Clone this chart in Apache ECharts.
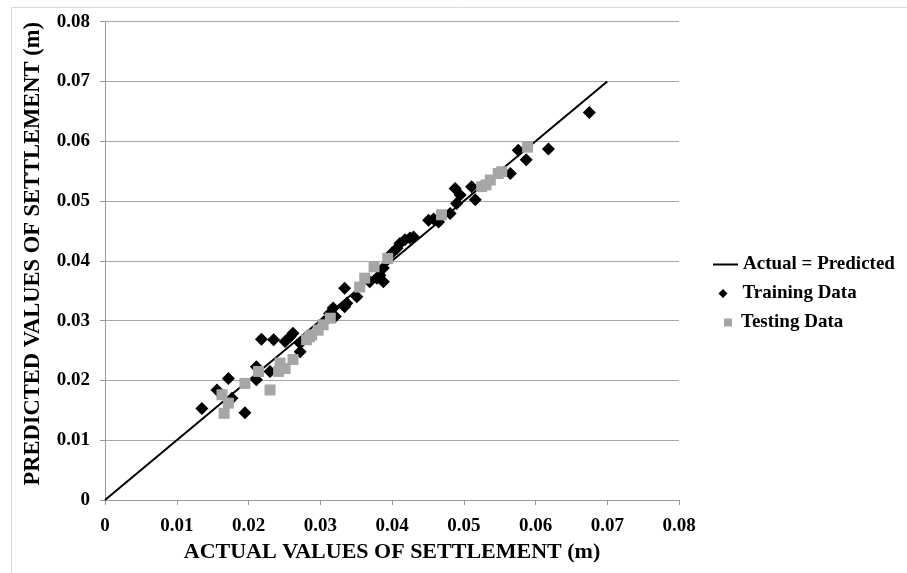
<!DOCTYPE html>
<html>
<head>
<meta charset="utf-8">
<script src="https://cdn.jsdelivr.net/npm/echarts@6/dist/echarts.min.js"></script>
<style>html,body{margin:0;padding:0;background:#fff}#c{width:907px;height:573px}</style>
</head>
<body>
<div id="c"></div>
<script>
// Axis ticks
const tickValues = [0, 0.01, 0.02, 0.03, 0.04, 0.05, 0.06, 0.07, 0.08];
// Line of equality
const lineX = [0, 0.07];
const lineY = [0, 0.07];
// Training data (black diamonds)
const trainX = [0.0135,0.0172,0.0156,0.0195,0.0218,0.0235,0.0258,0.0211,0.0211,0.0230,0.0177,0.0272,0.0251,0.0272,
  0.0334,0.0351,0.0337,0.0318,0.0321,0.0383,0.0388,0.0369,0.0388,0.0379,0.0488,0.0495,0.0511,0.0516,0.0490,0.0451,
  0.0465,0.0481,0.0565,0.0576,0.0418,0.0411,0.0430,0.0407,0.0400,0.0675,0.0618,0.0587,0.0334,0.0313,0.0262,0.0305,
  0.0425,0.0458];
const trainY = [0.0153,0.0203,0.0184,0.0146,0.0269,0.0268,0.0273,0.0223,0.0201,0.0215,0.0170,0.0248,0.0265,0.0262,
  0.0354,0.0340,0.0329,0.0321,0.0307,0.0376,0.0365,0.0365,0.0388,0.0371,0.0521,0.0510,0.0524,0.0502,0.0496,0.0468,
  0.0465,0.0479,0.0546,0.0585,0.0435,0.0429,0.0440,0.0421,0.0413,0.0648,0.0587,0.0569,0.0323,0.0312,0.0279,0.0298,
  0.0438,0.0470];
// Testing data (grey squares)
const testX = [0.0163,0.0172,0.0166,0.0195,0.0214,0.0230,0.0244,0.0242,0.0251,0.0262,0.0281,0.0288,0.0297,0.0304,
  0.0314,0.0355,0.0362,0.0375,0.0394,0.0469,0.0525,0.0537,0.0548,0.0531,0.0589,0.0553,0.0285];
const testY = [0.0176,0.0162,0.0145,0.0195,0.0215,0.0184,0.0229,0.0215,0.0220,0.0235,0.0268,0.0276,0.0284,0.0293,
  0.0304,0.0356,0.0371,0.0390,0.0404,0.0477,0.0524,0.0535,0.0546,0.0527,0.0590,0.0549,0.0273];

const FONT = '"Liberation Serif", "Times New Roman", serif';
const fmt = v => v === 0 ? '0' : v.toFixed(2);
const zip = (a, b) => a.map((v, i) => [v, b[i]]);

const chart = echarts.init(document.getElementById('c'), null, {renderer: 'canvas'});
const axisCommon = {
  type: 'value', min: tickValues[0], max: tickValues[tickValues.length - 1], interval: 0.01,
  axisLine: {show: true, lineStyle: {color: '#9a9a9a', width: 1}},
  axisTick: {show: true, inside: false, length: 5, lineStyle: {color: '#9a9a9a'}},
  nameLocation: 'middle'
};
const legendText = (pad) => ({fontFamily: FONT, fontWeight: 'bold', fontSize: 19, color: '#000', padding: [0, 0, 0, pad]});
chart.setOption({
  animation: false,
  backgroundColor: '#fff',
  graphic: [{type: 'rect', left: 9, top: 5, shape: {width: 1000, height: 1000},
    style: {fill: 'none', stroke: '#d9d9d9', lineWidth: 1}, silent: true, z: -10}],
  grid: {left: 105, right: 228, top: 21.6, bottom: 73, containLabel: false},
  xAxis: Object.assign({}, axisCommon, {
    name: 'ACTUAL VALUES OF SETTLEMENT (m)', nameGap: 37,
    nameTextStyle: {fontFamily: FONT, fontWeight: 'bold', fontSize: 22, color: '#000'},
    splitLine: {show: false},
    axisLabel: {formatter: fmt, margin: 17, fontFamily: FONT, fontWeight: 'bold', fontSize: 19, color: '#000'}
  }),
  yAxis: Object.assign({}, axisCommon, {
    name: 'PREDICTED VALUES OF SETTLEMENT (m)', nameGap: 60,
    nameTextStyle: {fontFamily: FONT, fontWeight: 'bold', fontSize: 22.5, color: '#000', padding: [0, 0, 0, 14]},
    splitLine: {show: true, lineStyle: {color: '#a6a6a6', width: 1}},
    axisLabel: {formatter: fmt, margin: 15, fontFamily: FONT, fontWeight: 'bold', fontSize: 19, color: '#000'}
  }),
  legend: [
    {data: [{name: 'Actual = Predicted', icon: 'rect'}], left: 708, top: 250, itemWidth: 25, itemHeight: 2,
      textStyle: legendText(0), selectedMode: false},
    {data: [{name: 'Training Data', icon: 'diamond'}], left: 713.5, top: 279, itemWidth: 9, itemHeight: 9,
      textStyle: legendText(10), selectedMode: false},
    {data: [{name: 'Testing Data', icon: 'rect'}], left: 719, top: 308, itemWidth: 8, itemHeight: 8,
      textStyle: legendText(4), selectedMode: false}
  ],
  series: [
    {name: 'Actual = Predicted', type: 'line', data: zip(lineX, lineY), symbol: 'none', showSymbol: false,
      lineStyle: {color: '#000', width: 2}, itemStyle: {color: '#000'}, z: 2},
    {name: 'Training Data', type: 'scatter', data: zip(trainX, trainY), symbol: 'diamond', symbolSize: 13,
      itemStyle: {color: '#000', opacity: 1}, z: 3},
    {name: 'Testing Data', type: 'scatter', data: zip(testX, testY), symbol: 'rect', symbolSize: 11,
      itemStyle: {color: '#a6a6a6', opacity: 1}, z: 4}
  ]
});
</script>
</body>
</html>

# # # # # # #

Stated problem: Reproduce the whole listing above word for word, but not its pictures.

Written answer:
Clone this chart in Apache ECharts.
<!DOCTYPE html>
<html>
<head>
<meta charset="utf-8">
<script src="https://cdn.jsdelivr.net/npm/echarts@6/dist/echarts.min.js"></script>
<style>html,body{margin:0;padding:0;background:#fff}#c{width:907px;height:573px}</style>
</head>
<body>
<div id="c"></div>
<script>
// Axis ticks
const tickValues = [0, 0.01, 0.02, 0.03, 0.04, 0.05, 0.06, 0.07, 0.08];
// Line of equality
const lineX = [0, 0.07];
const lineY = [0, 0.07];
// Training data (black diamonds)
const trainX = [0.0135,0.0172,0.0156,0.0195,0.0218,0.0235,0.0258,0.0211,0.0211,0.0230,0.0177,0.0272,0.0251,0.0272,
  0.0334,0.0351,0.0337,0.0318,0.0321,0.0383,0.0388,0.0369,0.0388,0.0379,0.0488,0.0495,0.0511,0.0516,0.0490,0.0451,
  0.0465,0.0481,0.0565,0.0576,0.0418,0.0411,0.0430,0.0407,0.0400,0.0675,0.0618,0.0587,0.0334,0.0313,0.0262,0.0305,
  0.0425,0.0458];
const trainY = [0.0153,0.0203,0.0184,0.0146,0.0269,0.0268,0.0273,0.0223,0.0201,0.0215,0.0170,0.0248,0.0265,0.0262,
  0.0354,0.0340,0.0329,0.0321,0.0307,0.0376,0.0365,0.0365,0.0388,0.0371,0.0521,0.0510,0.0524,0.0502,0.0496,0.0468,
  0.0465,0.0479,0.0546,0.0585,0.0435,0.0429,0.0440,0.0421,0.0413,0.0648,0.0587,0.0569,0.0323,0.0312,0.0279,0.0298,
  0.0438,0.0470];
// Testing data (grey squares)
const testX = [0.0163,0.0172,0.0166,0.0195,0.0214,0.0230,0.0244,0.0242,0.0251,0.0262,0.0281,0.0288,0.0297,0.0304,
  0.0314,0.0355,0.0362,0.0375,0.0394,0.0469,0.0525,0.0537,0.0548,0.0531,0.0589,0.0553,0.0285];
const testY = [0.0176,0.0162,0.0145,0.0195,0.0215,0.0184,0.0229,0.0215,0.0220,0.0235,0.0268,0.0276,0.0284,0.0293,
  0.0304,0.0356,0.0371,0.0390,0.0404,0.0477,0.0524,0.0535,0.0546,0.0527,0.0590,0.0549,0.0273];

const FONT = '"Liberation Serif", "Times New Roman", serif';
const fmt = v => v === 0 ? '0' : v.toFixed(2);
const zip = (a, b) => a.map((v, i) => [v, b[i]]);

const chart = echarts.init(document.getElementById('c'), null, {renderer: 'canvas'});
const axisCommon = {
  type: 'value', min: tickValues[0], max: tickValues[tickValues.length - 1], interval: 0.01,
  axisLine: {show: true, lineStyle: {color: '#9a9a9a', width: 1}},
  axisTick: {show: true, inside: false, length: 5, lineStyle: {color: '#9a9a9a'}},
  nameLocation: 'middle'
};
const legendText = (pad) => ({fontFamily: FONT, fontWeight: 'bold', fontSize: 19, color: '#000', padding: [0, 0, 0, pad]});
chart.setOption({
  animation: false,
  backgroundColor: '#fff',
  graphic: [{type: 'rect', left: 9, top: 5, shape: {width: 1000, height: 1000},
    style: {fill: 'none', stroke: '#d9d9d9', lineWidth: 1}, silent: true, z: -10}],
  grid: {left: 105, right: 228, top: 21.6, bottom: 73, containLabel: false},
  xAxis: Object.assign({}, axisCommon, {
    name: 'ACTUAL VALUES OF SETTLEMENT (m)', nameGap: 37,
    nameTextStyle: {fontFamily: FONT, fontWeight: 'bold', fontSize: 22, color: '#000'},
    splitLine: {show: false},
    axisLabel: {formatter: fmt, margin: 17, fontFamily: FONT, fontWeight: 'bold', fontSize: 19, color: '#000'}
  }),
  yAxis: Object.assign({}, axisCommon, {
    name: 'PREDICTED VALUES OF SETTLEMENT (m)', nameGap: 60,
    nameTextStyle: {fontFamily: FONT, fontWeight: 'bold', fontSize: 22.5, color: '#000', padding: [0, 0, 0, 14]},
    splitLine: {show: true, lineStyle: {color: '#a6a6a6', width: 1}},
    axisLabel: {formatter: fmt, margin: 15, fontFamily: FONT, fontWeight: 'bold', fontSize: 19, color: '#000'}
  }),
  legend: [
    {data: [{name: 'Actual = Predicted', icon: 'rect'}], left: 708, top: 250, itemWidth: 25, itemHeight: 2,
      textStyle: legendText(0), selectedMode: false},
    {data: [{name: 'Training Data', icon: 'diamond'}], left: 713.5, top: 279, itemWidth: 9, itemHeight: 9,
      textStyle: legendText(10), selectedMode: false},
    {data: [{name: 'Testing Data', icon: 'rect'}], left: 719, top: 308, itemWidth: 8, itemHeight: 8,
      textStyle: legendText(4), selectedMode: false}
  ],
  series: [
    {name: 'Actual = Predicted', type: 'line', data: zip(lineX, lineY), symbol: 'none', showSymbol: false,
      lineStyle: {color: '#000', width: 2}, itemStyle: {color: '#000'}, z: 2},
    {name: 'Training Data', type: 'scatter', data: zip(trainX, trainY), symbol: 'diamond', symbolSize: 13,
      itemStyle: {color: '#000', opacity: 1}, z: 3},
    {name: 'Testing Data', type: 'scatter', data: zip(testX, testY), symbol: 'rect', symbolSize: 11,
      itemStyle: {color: '#a6a6a6', opacity: 1}, z: 4}
  ]
});
</script>
</body>
</html>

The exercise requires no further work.